>> Start Data excerpt

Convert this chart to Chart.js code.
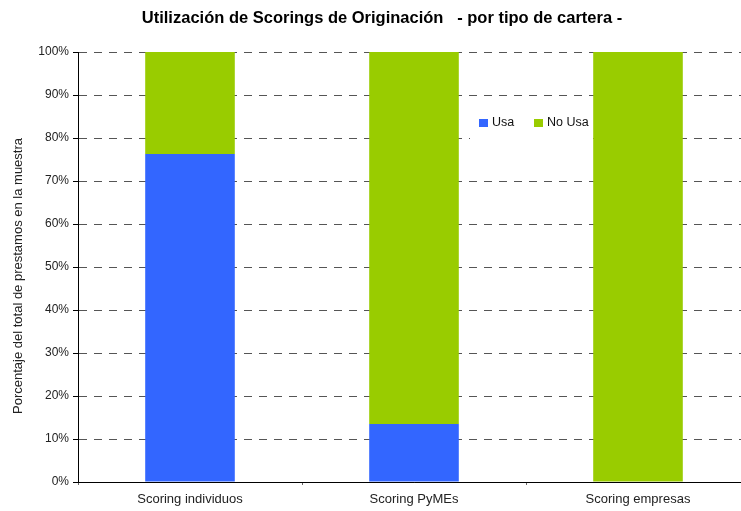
<!DOCTYPE html>
<html>
<head>
<meta charset="utf-8">
<script src="https://cdn.jsdelivr.net/npm/chart.js@4/dist/chart.umd.min.js"></script>
<style>
    html, body { margin: 0; padding: 0; background: #fff; overflow: hidden; }
    #wrap { width: 750px; height: 511px; }
</style>
</head>
<body>
<div id="wrap"><canvas id="myBarChart" width="750" height="511"></canvas></div>
<script>
const categories = ['Scoring individuos', 'Scoring PyMEs', 'Scoring empresas'];
const usa = [76.3, 13.5, 0];      // Usa
const noUsa = [23.7, 86.5, 100];  // No Usa
const seriesNames = ['Usa', 'No Usa'];
const seriesColors = ['#3366FF', '#99CC00'];

const chartTitle = 'Utilización de Scorings de Originación   - por tipo de cartera -';
const yTitle = 'Porcentaje del total de prestamos en la muestra';
const FONT = '"Liberation Sans", Arial, sans-serif';

// titulo, titulo del eje y y leyenda dibujados a mano
const decorations = {
    id: 'decorations',
    afterDraw(chart) {
        const ctx = chart.ctx;
        ctx.save();

        ctx.fillStyle = '#000';
        ctx.font = 'bold 16.5px ' + FONT;
        ctx.textAlign = 'center';
        ctx.textBaseline = 'middle';
        ctx.fillText(chartTitle, 382, 18);

        ctx.save();
        ctx.translate(18, 276);
        ctx.rotate(-Math.PI / 2);
        ctx.fillStyle = '#222';
        ctx.font = '13px ' + FONT;
        ctx.fillText(yTitle, 0, 0);
        ctx.restore();

        ctx.fillStyle = '#fff';
        ctx.fillRect(470, 106, 123, 35);
        ctx.font = '12.5px ' + FONT;
        ctx.textAlign = 'left';
        let x = 479;
        chart.data.datasets.forEach(function(ds) {
            ctx.fillStyle = ds.backgroundColor;
            ctx.fillRect(x, 119, 9, 8);
            ctx.fillStyle = '#111';
            ctx.fillText(ds.label, x + 13, 123);
            x += 55;
        });
        ctx.restore();
    }
};

const config = {
    type: 'bar',
    data: {
        labels: categories,
        datasets: [
            { label: seriesNames[0], data: usa, backgroundColor: seriesColors[0] },
            { label: seriesNames[1], data: noUsa, backgroundColor: seriesColors[1] }
        ]
    },
    options: {
        responsive: false,
        animation: false,
        layout: { padding: { left: 0, right: 0, top: 52, bottom: 0 } },
        datasets: {
            bar: { barPercentage: 0.4, categoryPercentage: 1.0 }
        },
        plugins: {
            legend: { display: false },
            tooltip: { enabled: false },
            title: { display: false }
        },
        scales: {
            x: {
                stacked: true,
                grid: {
                    display: true,
                    offset: true,
                    drawOnChartArea: false,
                    tickLength: 3,
                    tickColor: '#666'
                },
                border: { color: '#000', width: 1 },
                ticks: {
                    color: '#222',
                    padding: 7,
                    font: { family: FONT, size: 13 }
                },
                afterFit(scale) { scale.height = 29; }
            },
            y: {
                stacked: true,
                min: 0,
                max: 100,
                grid: {
                    color: '#555',
                    tickLength: 5,
                    tickColor: '#000',
                    tickBorderDash: []
                },
                border: { color: '#000', width: 1, dash: [8, 7] },
                ticks: {
                    stepSize: 10,
                    color: '#222',
                    padding: 4,
                    font: { family: FONT, size: 12 },
                    callback: function(v) { return v + '%'; }
                },
                afterFit(scale) { scale.width = 78; }
            }
        }
    },
    plugins: [decorations]
};

window.onload = function() {
    const ctx = document.getElementById('myBarChart').getContext('2d');
    new Chart(ctx, config);
};
</script>
</body>
</html>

>> End Data excerpt

[Exercise task] Omit the pictures and output all of the other material exactly.

[Exercise solution]
Convert this chart to Chart.js code.
<!DOCTYPE html>
<html>
<head>
<meta charset="utf-8">
<script src="https://cdn.jsdelivr.net/npm/chart.js@4/dist/chart.umd.min.js"></script>
<style>
    html, body { margin: 0; padding: 0; background: #fff; overflow: hidden; }
    #wrap { width: 750px; height: 511px; }
</style>
</head>
<body>
<div id="wrap"><canvas id="myBarChart" width="750" height="511"></canvas></div>
<script>
const categories = ['Scoring individuos', 'Scoring PyMEs', 'Scoring empresas'];
const usa = [76.3, 13.5, 0];      // Usa
const noUsa = [23.7, 86.5, 100];  // No Usa
const seriesNames = ['Usa', 'No Usa'];
const seriesColors = ['#3366FF', '#99CC00'];

const chartTitle = 'Utilización de Scorings de Originación   - por tipo de cartera -';
const yTitle = 'Porcentaje del total de prestamos en la muestra';
const FONT = '"Liberation Sans", Arial, sans-serif';

// titulo, titulo del eje y y leyenda dibujados a mano
const decorations = {
    id: 'decorations',
    afterDraw(chart) {
        const ctx = chart.ctx;
        ctx.save();

        ctx.fillStyle = '#000';
        ctx.font = 'bold 16.5px ' + FONT;
        ctx.textAlign = 'center';
        ctx.textBaseline = 'middle';
        ctx.fillText(chartTitle, 382, 18);

        ctx.save();
        ctx.translate(18, 276);
        ctx.rotate(-Math.PI / 2);
        ctx.fillStyle = '#222';
        ctx.font = '13px ' + FONT;
        ctx.fillText(yTitle, 0, 0);
        ctx.restore();

        ctx.fillStyle = '#fff';
        ctx.fillRect(470, 106, 123, 35);
        ctx.font = '12.5px ' + FONT;
        ctx.textAlign = 'left';
        let x = 479;
        chart.data.datasets.forEach(function(ds) {
            ctx.fillStyle = ds.backgroundColor;
            ctx.fillRect(x, 119, 9, 8);
            ctx.fillStyle = '#111';
            ctx.fillText(ds.label, x + 13, 123);
            x += 55;
        });
        ctx.restore();
    }
};

const config = {
    type: 'bar',
    data: {
        labels: categories,
        datasets: [
            { label: seriesNames[0], data: usa, backgroundColor: seriesColors[0] },
            { label: seriesNames[1], data: noUsa, backgroundColor: seriesColors[1] }
        ]
    },
    options: {
        responsive: false,
        animation: false,
        layout: { padding: { left: 0, right: 0, top: 52, bottom: 0 } },
        datasets: {
            bar: { barPercentage: 0.4, categoryPercentage: 1.0 }
        },
        plugins: {
            legend: { display: false },
            tooltip: { enabled: false },
            title: { display: false }
        },
        scales: {
            x: {
                stacked: true,
                grid: {
                    display: true,
                    offset: true,
                    drawOnChartArea: false,
                    tickLength: 3,
                    tickColor: '#666'
                },
                border: { color: '#000', width: 1 },
                ticks: {
                    color: '#222',
                    padding: 7,
                    font: { family: FONT, size: 13 }
                },
                afterFit(scale) { scale.height = 29; }
            },
            y: {
                stacked: true,
                min: 0,
                max: 100,
                grid: {
                    color: '#555',
                    tickLength: 5,
                    tickColor: '#000',
                    tickBorderDash: []
                },
                border: { color: '#000', width: 1, dash: [8, 7] },
                ticks: {
                    stepSize: 10,
                    color: '#222',
                    padding: 4,
                    font: { family: FONT, size: 12 },
                    callback: function(v) { return v + '%'; }
                },
                afterFit(scale) { scale.width = 78; }
            }
        }
    },
    plugins: [decorations]
};

window.onload = function() {
    const ctx = document.getElementById('myBarChart').getContext('2d');
    new Chart(ctx, config);
};
</script>
</body>
</html>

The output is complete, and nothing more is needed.